▶ REQUIREMENT:
Leave out the pictures and retype only the lines from the opening line to the line that holds "import seaborn as sns", both ends included.

>>

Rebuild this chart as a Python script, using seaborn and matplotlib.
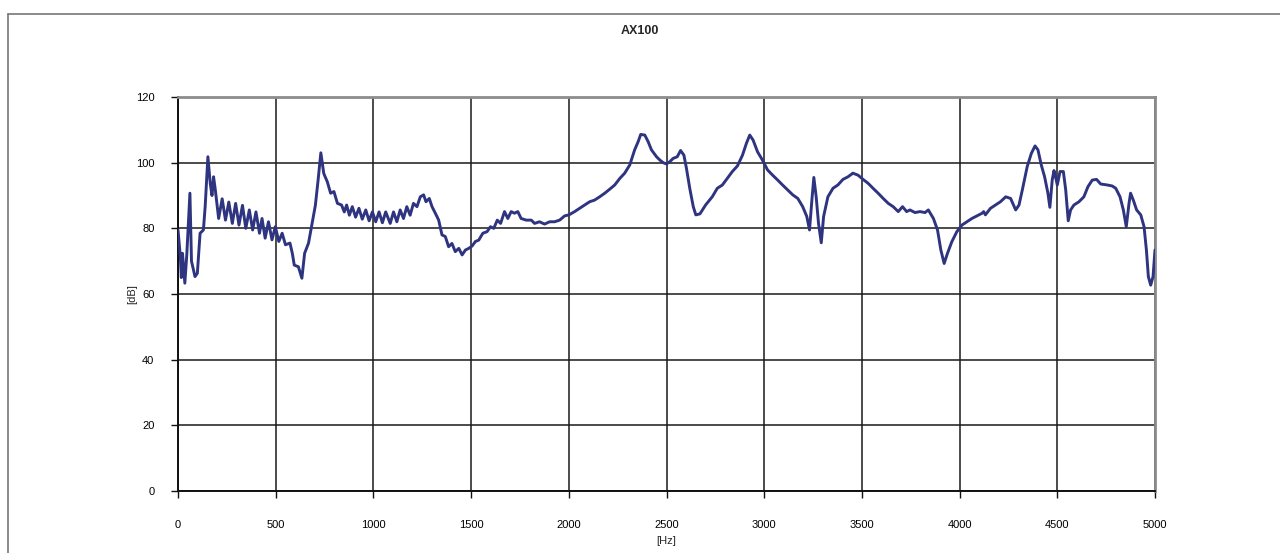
import numpy as np
import pandas as pd
import matplotlib
matplotlib.use("Agg")
import matplotlib.pyplot as plt
from matplotlib.lines import Line2D
import seaborn as sns

# frequency response
freq_hz = [0, 12, 17, 23, 35, 45, 61, 69, 87, 99, 113, 130, 139, 153, 165, 174, 182, 191,
           208, 226, 243, 260, 278, 295, 312, 330, 347, 365, 382, 399, 417, 430, 446, 463,
           481, 498, 516, 533, 550, 573, 585, 595, 616, 634, 648, 668, 686, 703, 717, 731,
           746, 764, 781, 798, 816, 837, 851, 863, 877, 892, 909, 926, 943, 961, 978, 995,
           1012, 1029, 1046, 1063, 1086, 1103, 1120, 1137, 1154, 1171, 1188, 1205, 1223,
           1240, 1257, 1269, 1286, 1300, 1322, 1334, 1351, 1368, 1385, 1402, 1419, 1437,
           1454, 1471, 1488, 1505, 1522, 1539, 1560, 1582, 1599, 1616, 1634, 1651, 1671,
           1688, 1705, 1722, 1739, 1756, 1782, 1808, 1825, 1850, 1876, 1902, 1927, 1953,
           1979, 2001, 2030, 2055, 2081, 2107, 2132, 2158, 2184, 2209, 2235, 2261, 2286,
           2312, 2337, 2355, 2368, 2389, 2406, 2423, 2449, 2466, 2483, 2500, 2517, 2534,
           2555, 2572, 2589, 2602, 2619, 2637, 2650, 2671, 2700, 2734, 2760, 2786, 2811,
           2837, 2863, 2889, 2909, 2926, 2943, 2966, 2991, 3017, 3043, 3069, 3094, 3120,
           3146, 3172, 3197, 3218, 3232, 3244, 3254, 3266, 3278, 3292, 3304, 3326, 3352,
           3377, 3403, 3429, 3454, 3480, 3506, 3532, 3557, 3583, 3609, 3635, 3660, 3686,
           3708, 3729, 3746, 3772, 3797, 3823, 3840, 3866, 3887, 3904, 3921, 3938, 3960,
           3986, 4012, 4038, 4063, 4089, 4115, 4123, 4132, 4158, 4183, 4209, 4236, 4261,
           4287, 4304, 4321, 4346, 4367, 4386, 4401, 4418, 4435, 4452, 4462, 4474, 4483,
           4491, 4500, 4514, 4531, 4543, 4556, 4568, 4585, 4611, 4636, 4657, 4679, 4701,
           4722, 4756, 4781, 4799, 4821, 4838, 4853, 4867, 4875, 4889, 4906, 4927, 4944,
           4956, 4966, 4978, 4990, 5000]
level_db = [79.5, 71.4, 65, 72.4, 63.3, 72, 90.7, 70, 65.3, 66.3, 78.5, 79.5, 86.6, 101.8,
            93.7, 90, 95.7, 91.7, 83, 89, 82.5, 88, 81.5, 87.6, 81, 87, 80, 85.6, 79.5, 85,
            78.5, 83, 77, 82, 76.5, 80.5, 76, 78.5, 75, 75.5, 72.4, 68.8, 68.3, 64.8, 72.4,
            75.5, 81.5, 87, 94.7, 103, 96.7, 94.2, 90.7, 91.2, 87.6, 87.1, 85, 87.1, 84,
            86.6, 83.4, 86.1, 82.8, 85.6, 82.3, 85, 82, 85, 81.7, 85, 81.5, 85, 82, 85.6,
            83, 86.6, 84, 87.6, 86.6, 89.6, 90.2, 88.1, 89.1, 86.6, 84, 82.5, 78, 77.5,
            74.4, 75.4, 72.9, 73.9, 71.9, 73.4, 73.9, 74.6, 76, 76.4, 78.5, 79, 80.5, 80,
            82.5, 81.5, 85.1, 83, 85.1, 84.6, 85.1, 83, 82.5, 82.5, 81.5, 82, 81.3, 82, 82,
            82.5, 83.8, 84.1, 85.1, 86.1, 87.1, 88.1, 88.6, 89.6, 90.7, 91.9, 93.2, 95.2,
            96.8, 99.3, 103.9, 106.4, 108.6, 108.4, 106.4, 103.9, 101.8, 100.8, 100, 99.6,
            100.3, 101.3, 101.8, 103.7, 102.3, 98.3, 92.2, 86.6, 84.1, 84.4, 87.1, 89.6,
            92.2, 93.2, 95.2, 97.3, 99, 102.3, 105.9, 108.4, 106.9, 103.3, 100.8, 97.8,
            96.2, 94.7, 93.2, 91.7, 90.2, 89.1, 86.6, 83.6, 79.5, 88.6, 95.5, 89.6, 81.5,
            75.6, 83.6, 89.6, 92.2, 93.2, 94.9, 95.7, 96.8, 96.2, 94.9, 93.7, 92.2, 90.7,
            89.1, 87.6, 86.6, 85.1, 86.6, 85.1, 85.6, 84.8, 85.1, 84.8, 85.6, 83, 79.5,
            73.4, 69.3, 72.4, 75.9, 79, 81, 82, 83, 83.8, 84.6, 85.1, 84.1, 86.1, 87.1,
            88.1, 89.6, 89.1, 85.6, 87.1, 91.7, 98.8, 102.8, 105.1, 103.9, 99.3, 95.7, 90.7,
            86.4, 94.7, 97.6, 95.7, 93.2, 97.3, 97.3, 91.7, 82.3, 85.6, 87.1, 88.1, 89.6,
            92.7, 94.7, 94.9, 93.5, 93.2, 92.9, 92.2, 89.6, 85.6, 80.5, 87.6, 90.7, 88.6,
            85.6, 84.1, 80.5, 73.4, 65.3, 62.7, 65.3, 73.4]

x_ticks = [0, 500, 1000, 1500, 2000, 2500, 3000, 3500, 4000, 4500, 5000]
y_ticks = [0, 20, 40, 60, 80, 100, 120]

df = pd.DataFrame({"Hz": freq_hz, "dB": level_db})

sns.set_style("white")
plt.rcParams['font.family'] = ['Liberation Sans', 'DejaVu Sans']

fig = plt.figure(figsize=(12.8, 5.53), dpi=100)
ax = fig.add_axes([178 / 1280, 1 - 491 / 553, (1155 - 178) / 1280, (491 - 97) / 553])

sns.lineplot(data=df, x="Hz", y="dB", ax=ax, color="#2e3480", linewidth=2.1,
             estimator=None, sort=False, zorder=3,
             solid_joinstyle="round", solid_capstyle="round")

ax.set_xlim(0, 5000)
ax.set_ylim(0, 120)
ax.set_xticks(x_ticks)
ax.set_yticks(y_ticks)
ax.grid(True, color="#1a1a1a", linewidth=1.1)
ax.set_axisbelow(True)

for side in ["left", "bottom"]:
    ax.spines[side].set_color("#111111")
    ax.spines[side].set_linewidth(1.4)
for side in ["top", "right"]:
    ax.spines[side].set_color("#8c8c8c")
    ax.spines[side].set_linewidth(2)

ax.tick_params(axis="both", direction="out", length=5, width=1, color="#111111",
               labelsize=8, labelcolor="black", bottom=True, left=True)
ax.tick_params(axis="x", pad=16)
ax.tick_params(axis="y", pad=12)

ax.set_xlabel("[Hz]", fontsize=8, labelpad=4)
ax.set_ylabel("[dB]", fontsize=8, labelpad=-1)

fig.text(0.5, 1 - 31 / 553, "AX100", ha="center", va="center", fontsize=9, fontweight="bold")

# outer frame (top and left edges only)
fig.add_artist(Line2D([8 / 1280, 1], [1 - 14 / 553, 1 - 14 / 553], transform=fig.transFigure,
                      color="#777777", linewidth=1.2))
fig.add_artist(Line2D([8 / 1280, 8 / 1280], [0, 1 - 14 / 553], transform=fig.transFigure,
                      color="#777777", linewidth=1.2))

plt.savefig("out.png", dpi=100)
plt.close()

<<

▶ ANSWER IN FULL:
Rebuild this chart as a Python script, using seaborn and matplotlib.
import numpy as np
import pandas as pd
import matplotlib
matplotlib.use("Agg")
import matplotlib.pyplot as plt
from matplotlib.lines import Line2D
import seaborn as sns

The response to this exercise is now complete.